The oldest part of the fortress dates back to the late 18th century. Only after the defeat by the Germans in 1864 was it reinforced with the solid casements, ammunition storage and gun batteries. It was decommissioned as a naval fortress in 1932.

In the years leading up to the Second World War, it was a favourite summer attraction, with a restaurant, cabaret, theatre and other attractions. The buildings remained more or less unchanged, however, and after the war it was left to its own devices. Following extensive renovations, it once more became a popular destination during the summer months.

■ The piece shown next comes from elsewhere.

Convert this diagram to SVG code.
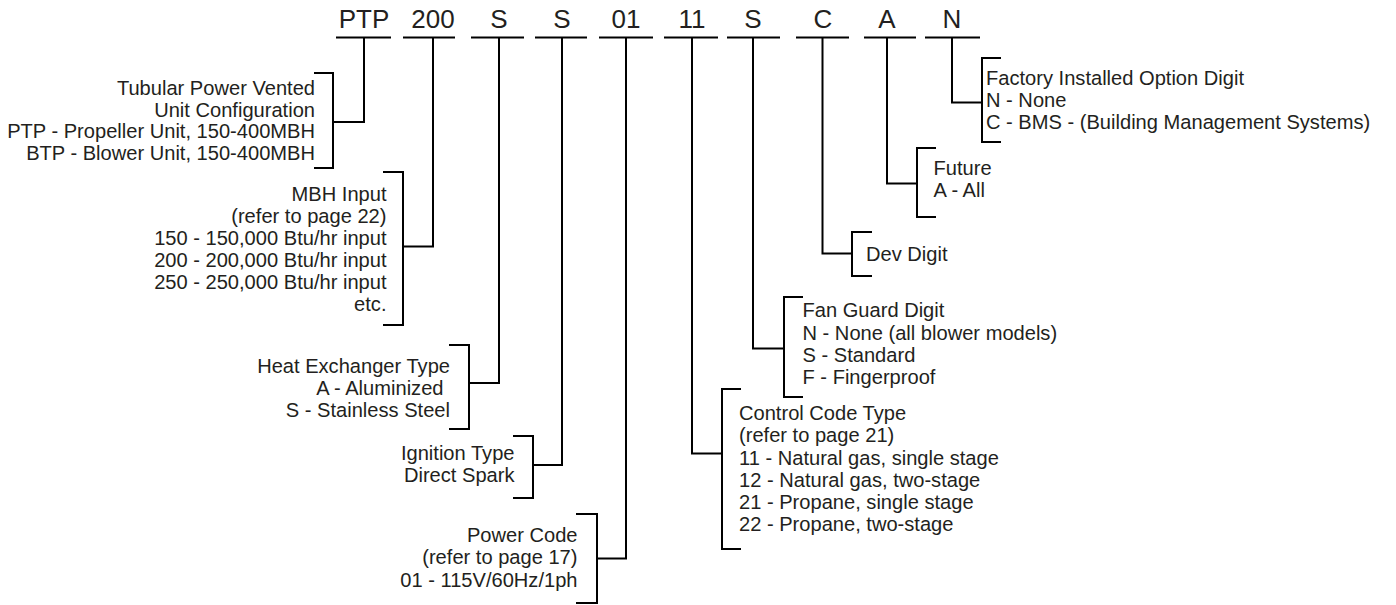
<svg xmlns="http://www.w3.org/2000/svg" width="1396" height="605" viewBox="0 0 1396 605">
<style>
.h{font-family:"Liberation Sans",Arial,sans-serif;font-size:26px;fill:#231f20;text-anchor:middle}
.t{font-family:"Liberation Sans",Arial,sans-serif;font-size:20.1px;fill:#231f20}
.r{text-anchor:end}
.ln{fill:none;stroke:#000;stroke-width:2;stroke-linecap:butt;stroke-linejoin:miter}
</style>
<rect width="1396" height="605" fill="#fff"/>
<g id="code-ptp"><text class="h" x="364" y="28">PTP</text><path class="ln" d="M336,37.5H391"/></g>
<g id="code-200"><text class="h" x="433" y="28">200</text><path class="ln" d="M403,37.5H455"/></g>
<g id="code-s1"><text class="h" x="499" y="28">S</text><path class="ln" d="M471,37.5H524"/></g>
<g id="code-s2"><text class="h" x="562" y="28">S</text><path class="ln" d="M535,37.5H587"/></g>
<g id="code-01"><text class="h" x="626" y="28">01</text><path class="ln" d="M599,37.5H653"/></g>
<g id="code-11"><text class="h" x="692" y="28">11</text><path class="ln" d="M664,37.5H718"/></g>
<g id="code-s3"><text class="h" x="753" y="28">S</text><path class="ln" d="M727,37.5H780"/></g>
<g id="code-c"><text class="h" x="823" y="28">C</text><path class="ln" d="M796,37.5H849"/></g>
<g id="code-a"><text class="h" x="887" y="28">A</text><path class="ln" d="M864,37.5H916"/></g>
<g id="code-n"><text class="h" x="952" y="28">N</text><path class="ln" d="M925,37.5H980"/></g>

<g id="connectors">
<path class="ln" d="M364,37.5V122H333"/>
<path class="ln" d="M433,37.5V246.5H403"/>
<path class="ln" d="M499,37.5V383H469"/>
<path class="ln" d="M562,37.5V465H533"/>
<path class="ln" d="M626,37.5V558.5H597"/>
<path class="ln" d="M692,37.5V453.5H722"/>
<path class="ln" d="M753,37.5V348.5H784"/>
<path class="ln" d="M822.5,37.5V253.5H852"/>
<path class="ln" d="M887,37.5V183.5H917"/>
<path class="ln" d="M952,37.5V102.5H982"/>
</g>

<g id="desc-unit">
<path class="ln" d="M314,73H333V168H314"/>
<text class="t r" x="315" y="95">Tubular Power Vented</text>
<text class="t r" x="315" y="116.7">Unit Configuration</text>
<text class="t r" x="315" y="138.4">PTP - Propeller Unit, 150-400MBH</text>
<text class="t r" x="315" y="160">BTP - Blower Unit, 150-400MBH</text>
</g>
<g id="desc-mbh">
<path class="ln" d="M383,172H403V325H383"/>
<text class="t r" x="386.5" y="200.5">MBH Input</text>
<text class="t r" x="386.5" y="222.7">(refer to page 22)</text>
<text class="t r" x="386.5" y="244.9">150 - 150,000 Btu/hr input</text>
<text class="t r" x="386.5" y="267">200 - 200,000 Btu/hr input</text>
<text class="t r" x="386.5" y="289.2">250 - 250,000 Btu/hr input</text>
<text class="t r" x="386.5" y="311.4">etc.</text>
</g>
<g id="desc-hx">
<path class="ln" d="M449,345H469V429H449"/>
<text class="t r" x="450" y="372.5">Heat Exchanger Type</text>
<text class="t r" x="443.5" y="395">A - Aluminized</text>
<text class="t r" x="450" y="417.3">S - Stainless Steel</text>
</g>
<g id="desc-ignition">
<path class="ln" d="M513,436H533V498H513"/>
<text class="t r" x="514.5" y="460">Ignition Type</text>
<text class="t r" x="514.5" y="482">Direct Spark</text>
</g>
<g id="desc-power">
<path class="ln" d="M576,514H597V603H576"/>
<text class="t r" x="577.5" y="542">Power Code</text>
<text class="t r" x="577.5" y="564">(refer to page 17)</text>
<text class="t r" x="577.5" y="586.5">01 - 115V/60Hz/1ph</text>
</g>
<g id="desc-control">
<path class="ln" d="M741,389H722V549H741"/>
<text class="t" x="739" y="419.5">Control Code Type</text>
<text class="t" x="739" y="441.7">(refer to page 21)</text>
<text class="t" x="739" y="464.5">11 - Natural gas, single stage</text>
<text class="t" x="739" y="486.7">12 - Natural gas, two-stage</text>
<text class="t" x="739" y="509">21 - Propane, single stage</text>
<text class="t" x="739" y="531">22 - Propane, two-stage</text>
</g>
<g id="desc-fanguard">
<path class="ln" d="M803,297H784V397H803"/>
<text class="t" x="802.5" y="317.3">Fan Guard Digit</text>
<text class="t" x="802.5" y="339.5">N - None (all blower models)</text>
<text class="t" x="802.5" y="361.7">S - Standard</text>
<text class="t" x="802.5" y="383.5">F - Fingerproof</text>
</g>
<g id="desc-dev">
<path class="ln" d="M872,232H852V276H872"/>
<text class="t" x="866" y="260.5">Dev Digit</text>
</g>
<g id="desc-future">
<path class="ln" d="M936,148H917V217H936"/>
<text class="t" x="933.5" y="175">Future</text>
<text class="t" x="933.5" y="197">A - All</text>
</g>
<g id="desc-factory">
<path class="ln" d="M1001,58H982V142H1001"/>
<text class="t" x="986" y="85">Factory Installed Option Digit</text>
<text class="t" x="986" y="107">N - None</text>
<text class="t" x="986" y="129">C - BMS - (Building Management Systems)</text>
</g>
</svg>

Today, a café and restaurant are again open on the fortress during summer. The casements now house exhibitions about the history of the fortress and the Copenhagen Fortifications. One room shows a film recounting the 1801 Battle of Copenhagen, in which the fortress played an important role. Visitors are able to wander the dark basement corridors, explore the bastions, relax on the grass slopes or at the café, and enjoy the sun, the view and the fresh sea breeze.

Today, Trekroner is one of the Copenhagen Fortifications’ outreach centres. It has a schools service that organises special teaching activities, and also offers a downloadable smartphone app and game.

Canal Tours sail out to Trekroner. The boat ride through the harbour and across the harbour entrance is a worthwhile experience in itself.